Transitions in Information Literacy: Understanding the Role of Dispositions #lilac19

Sheila here, and the next presentation I'm attending at the LILAC Conference is from Nora Bird (University of North Carolina at Greensboro) on Transitions in Information Literacy: Understanding the Role of Dispositions.

Bird started by talking her background as a practitioner and researcher. She went on to talk about Lloyd's concept of an information landscape, showing us pictures of some different types of landscape to stimulate ideas of how the information landscape might appear to librarians and non-librarians (e.g. that non-librarians might feel happy with a crowded jungle landscape, that seemed disorganised to librarians). She associated Lloyd's "social modalities" element with dispositions (as described in the ACRL IL Framework).
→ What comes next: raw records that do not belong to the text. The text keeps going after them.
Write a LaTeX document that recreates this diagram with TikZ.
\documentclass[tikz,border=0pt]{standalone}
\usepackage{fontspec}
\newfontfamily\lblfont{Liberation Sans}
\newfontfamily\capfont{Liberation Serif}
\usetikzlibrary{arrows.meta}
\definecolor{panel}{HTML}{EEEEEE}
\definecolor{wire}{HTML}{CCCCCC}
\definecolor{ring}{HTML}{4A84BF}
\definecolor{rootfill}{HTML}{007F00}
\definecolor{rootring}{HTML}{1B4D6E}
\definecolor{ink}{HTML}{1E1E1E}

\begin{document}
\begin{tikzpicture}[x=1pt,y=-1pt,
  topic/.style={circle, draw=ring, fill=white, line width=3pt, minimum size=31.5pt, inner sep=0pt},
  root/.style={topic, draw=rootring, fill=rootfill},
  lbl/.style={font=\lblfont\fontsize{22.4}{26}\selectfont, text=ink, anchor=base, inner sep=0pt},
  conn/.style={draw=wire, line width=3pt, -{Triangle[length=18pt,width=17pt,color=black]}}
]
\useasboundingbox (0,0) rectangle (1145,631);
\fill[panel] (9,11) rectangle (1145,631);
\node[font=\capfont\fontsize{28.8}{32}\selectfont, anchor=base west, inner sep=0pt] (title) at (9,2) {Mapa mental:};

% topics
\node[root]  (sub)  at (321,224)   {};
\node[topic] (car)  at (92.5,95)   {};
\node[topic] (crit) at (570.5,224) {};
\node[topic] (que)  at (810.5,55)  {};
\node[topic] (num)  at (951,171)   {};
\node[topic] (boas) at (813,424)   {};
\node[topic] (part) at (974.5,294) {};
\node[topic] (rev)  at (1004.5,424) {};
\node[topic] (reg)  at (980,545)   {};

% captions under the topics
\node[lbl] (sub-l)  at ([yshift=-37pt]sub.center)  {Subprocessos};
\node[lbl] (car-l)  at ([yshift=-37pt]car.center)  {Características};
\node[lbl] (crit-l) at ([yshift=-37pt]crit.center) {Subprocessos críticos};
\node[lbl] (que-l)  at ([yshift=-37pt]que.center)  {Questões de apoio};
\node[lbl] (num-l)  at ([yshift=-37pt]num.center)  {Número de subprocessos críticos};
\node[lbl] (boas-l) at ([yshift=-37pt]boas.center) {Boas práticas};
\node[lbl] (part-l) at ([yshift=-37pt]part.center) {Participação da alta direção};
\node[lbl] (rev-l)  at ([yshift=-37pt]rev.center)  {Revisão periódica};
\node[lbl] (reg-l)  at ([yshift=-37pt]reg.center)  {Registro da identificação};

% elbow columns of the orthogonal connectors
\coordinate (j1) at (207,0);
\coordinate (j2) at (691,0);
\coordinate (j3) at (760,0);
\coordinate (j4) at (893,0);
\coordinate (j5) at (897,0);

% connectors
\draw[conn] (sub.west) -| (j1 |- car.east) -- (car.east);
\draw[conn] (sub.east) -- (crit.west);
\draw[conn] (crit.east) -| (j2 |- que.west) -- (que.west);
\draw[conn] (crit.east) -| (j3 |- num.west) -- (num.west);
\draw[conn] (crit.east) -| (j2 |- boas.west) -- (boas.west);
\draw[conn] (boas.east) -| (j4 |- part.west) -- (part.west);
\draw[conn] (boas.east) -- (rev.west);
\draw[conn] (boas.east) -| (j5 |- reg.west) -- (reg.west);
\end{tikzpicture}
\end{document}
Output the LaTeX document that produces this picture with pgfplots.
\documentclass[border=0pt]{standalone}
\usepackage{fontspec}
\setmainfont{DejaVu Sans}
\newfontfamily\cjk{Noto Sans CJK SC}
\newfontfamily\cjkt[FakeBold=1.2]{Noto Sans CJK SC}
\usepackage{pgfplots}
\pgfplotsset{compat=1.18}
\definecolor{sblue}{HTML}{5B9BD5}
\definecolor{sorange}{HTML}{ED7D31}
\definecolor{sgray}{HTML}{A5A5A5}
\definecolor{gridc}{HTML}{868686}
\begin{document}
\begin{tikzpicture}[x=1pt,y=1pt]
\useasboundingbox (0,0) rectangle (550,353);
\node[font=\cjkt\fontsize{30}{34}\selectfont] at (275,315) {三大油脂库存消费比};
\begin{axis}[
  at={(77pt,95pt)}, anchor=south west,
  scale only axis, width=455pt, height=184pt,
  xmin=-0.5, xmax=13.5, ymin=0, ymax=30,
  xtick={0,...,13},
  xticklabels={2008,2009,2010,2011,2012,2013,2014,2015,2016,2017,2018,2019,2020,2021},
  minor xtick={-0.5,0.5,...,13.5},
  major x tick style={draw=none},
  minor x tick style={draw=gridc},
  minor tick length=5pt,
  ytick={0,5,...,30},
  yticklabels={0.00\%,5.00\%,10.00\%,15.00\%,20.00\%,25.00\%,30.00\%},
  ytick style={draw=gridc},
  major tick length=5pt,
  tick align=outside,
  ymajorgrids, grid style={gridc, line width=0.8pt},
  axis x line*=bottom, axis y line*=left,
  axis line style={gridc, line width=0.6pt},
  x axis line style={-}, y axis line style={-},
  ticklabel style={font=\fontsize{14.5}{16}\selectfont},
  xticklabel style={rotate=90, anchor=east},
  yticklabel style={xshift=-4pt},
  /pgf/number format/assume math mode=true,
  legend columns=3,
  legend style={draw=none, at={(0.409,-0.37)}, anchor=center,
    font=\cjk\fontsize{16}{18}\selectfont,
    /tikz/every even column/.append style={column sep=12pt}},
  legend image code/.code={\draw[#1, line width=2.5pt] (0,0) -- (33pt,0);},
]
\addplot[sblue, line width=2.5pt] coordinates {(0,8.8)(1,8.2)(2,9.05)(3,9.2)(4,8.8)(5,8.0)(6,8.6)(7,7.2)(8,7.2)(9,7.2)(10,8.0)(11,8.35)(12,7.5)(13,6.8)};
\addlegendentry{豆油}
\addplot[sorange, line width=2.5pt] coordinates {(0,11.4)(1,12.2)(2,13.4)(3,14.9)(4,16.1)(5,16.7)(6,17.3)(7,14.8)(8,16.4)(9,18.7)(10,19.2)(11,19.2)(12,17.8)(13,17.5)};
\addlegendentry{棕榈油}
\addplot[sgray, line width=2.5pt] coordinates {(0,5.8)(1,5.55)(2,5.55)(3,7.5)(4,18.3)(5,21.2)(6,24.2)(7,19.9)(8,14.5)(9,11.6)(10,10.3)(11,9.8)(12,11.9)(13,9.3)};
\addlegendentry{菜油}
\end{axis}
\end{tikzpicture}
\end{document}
After this, Bird explaned the US context; the levels of schooling and the ACRL Framework. She noted that the concept of knowledge practices and of dispositions had been incorporated in the Framework and that Carrick Enterprises (https://thresholdachievement.com/) recently developed the Threshold Achievement Test for Information Literacy (TILT). This identifies three levels: conditionally-, college- and research-ready, with various dispositions associated. In the test, dispositions are scored based on students' judgements on behaviours associated with those dispositions.
In the research carried out by Bird, 233 students in an undergraduate LIS class took (I think) two test modules. She showed the pie charts of results for "mindful self reflection", "toleration of ambiguity" and "responsibility to community". For each of those, the largest number of respondents were in the middle scoring category. One notable finding was that students who attended middle college scored high on mindful self reflection. There were only 3 students with military experience, but they did score highly for community responsibility. Bird concluded that there are "intruiging ideas to explore" but no firm conclusions at this stage. There are big questions concerning, for example, whether librarians can educate for particular dispositions.